Most survivors spend years longing for their old lives before trauma, or imagining who they might have been if they didn’t have a traumatic past. I know I did. And while The Courage To Heal is a wonderful resource, I wish I also had Michele Rosenthal’s Your Life After Trauma when I was deep in recovery work.
Michele’s also a survivor of trauma — a life-threatening reaction to a medication when she was thirteen — as well as a certified life coach. With Your Life After Trauma, she has created a results-oriented self-coaching program that focuses on the identity crisis caused by longing to live without the continual shadow of fear.
Rosenthal directs Your Life After Trauma to all survivors of trauma — both single incident traumas like her medical trauma, as well as complex traumas like my childhood abuse. She tailors the book’s many exercises to those who are trying to reclaim their old selves as well as those trying to invent themselves anew. And although I believe there are important differences between single incident, chronic, and complex traumas, just as all people and cultures respond differently to traumatic experiences, I do believe there is a universal experience of loss following trauma. And especially in the West, addressing the ensuing identity crisis can be an effective way of working through the sense of loss, along with the continual fear that something traumatic will happen again. (This type of fear often causes a foreshortened sense of the future.)
Your Life After Trauma delivers a full program that integrates current knowledge about the neurobiological effects of trauma with life coaching and visualization practices. The exercises in Your Life After Trauma are a combination of active imagination, meditation, and journaling. Rosenthal emphasizes changing one’s beliefs, although her exercises address the body, emotions, and the imagination to create an integrative approach. Throughout the book, she shares from her personal experiences and from the work she has done as a life coach with trauma survivors. She gives clear explanations of the exercises as well as for the reasoning behind her program. Her writing is accessible and enjoyable to read.
Although the book can be gone through quickly, completing the exercises is a significant time investment. This may seem like a draw back, but I think it’s one of the book’s strengths. If we go back to Hebb’s postulate— ‘neurons that fire together wire together’ — then it follows that one of the best ways to create enduring change is to continually practice the skills you want to acquire. For trauma survivors, this means finding ways dailyto replace traumatic stress reactions with states of happiness, peacefulness, and hope. This takes lots of exercises, and lots of days, but the efforts are worth the outcome.

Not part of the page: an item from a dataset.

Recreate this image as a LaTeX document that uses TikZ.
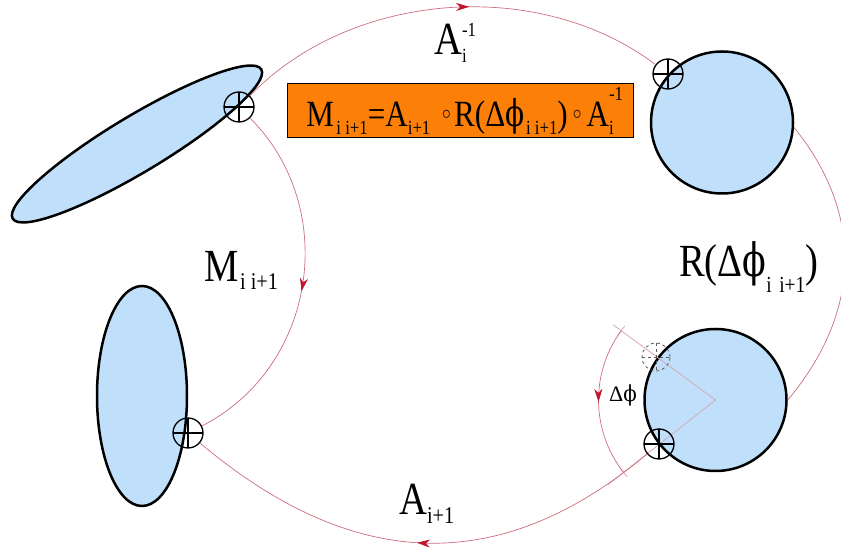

I would also recommend Your Life After Trauma as adjunct to treatment provided by trauma-focused psychotherapists and other practitioners. Exercises can be selected based on what aspects of recovery a client is addressing and become the basis for meaningful discussions in session. Furthermore, especially in the treatment of trauma, homework is a way for clients to support gains between appointments.
Crisis in identity is a significant setback for many people following trauma, often occurring with debilitating shame and low self-worth. Your Life After Trauma not only provides a comprehensive approach to reclaiming or remaking identity following trauma, it fills a void in the literature on a central, but sometimes neglected aspect of recovery.